Спустившись в подвал, выясняем, что командного пункта батальона здесь уже нет. Он передвинулся глубже, в центр города. А тут теперь канцелярия полкового штаба и дивизионная партийная комиссия. Перед секретарем парткомиссии на столе пара гранат, котелок с остывшей кашей и две стопки партийных билетов и кандидатских карточек. В стопке, что поменьше, красные и коричневые книжечки, потрепанные и потертые. Это документы коммунистов, погибших в боях за город. С каким-то особым чувством берешь эти маленькие книжечки. С фотографий смотрят лица, разные лица — красивые, некрасивые, открытые, замкнутые, простодушные, с хитринкой. Люди. Воины. Коммунисты. Некоторые книжки новешеньки, не уплачен еще ни один членский взнос. Таких книжечек четыре. Люди вступили в партию уже тут, у Великих Лук, и погибли, едва успев получить партийные документы. Но они пали как настоящие большевики у стен этого старого русского города.
Мне вспоминается давняя беседа с командующим Калининским фронтом генералом Коневым в маленькой избе в деревеньке Чернево под Калинином.
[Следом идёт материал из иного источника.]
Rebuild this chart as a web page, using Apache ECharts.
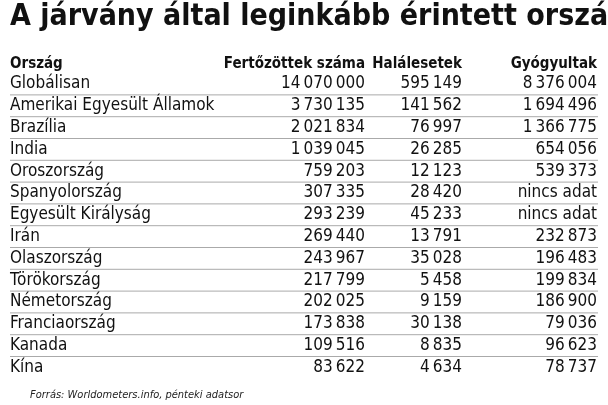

— О коммунистах пишите. Они всегда впереди, коммунисты, — говорил генерал. — Тяжкое время. Враг в стены столицы ломится, а партия растет. Что значит сейчас быть в партии? Какие выгоды это людям сулит? Это значит — первым идти в атаку, впереди других рисковать собой. Вот что это значит. А партия растет. Об этом надо вам, писателям, все время думать.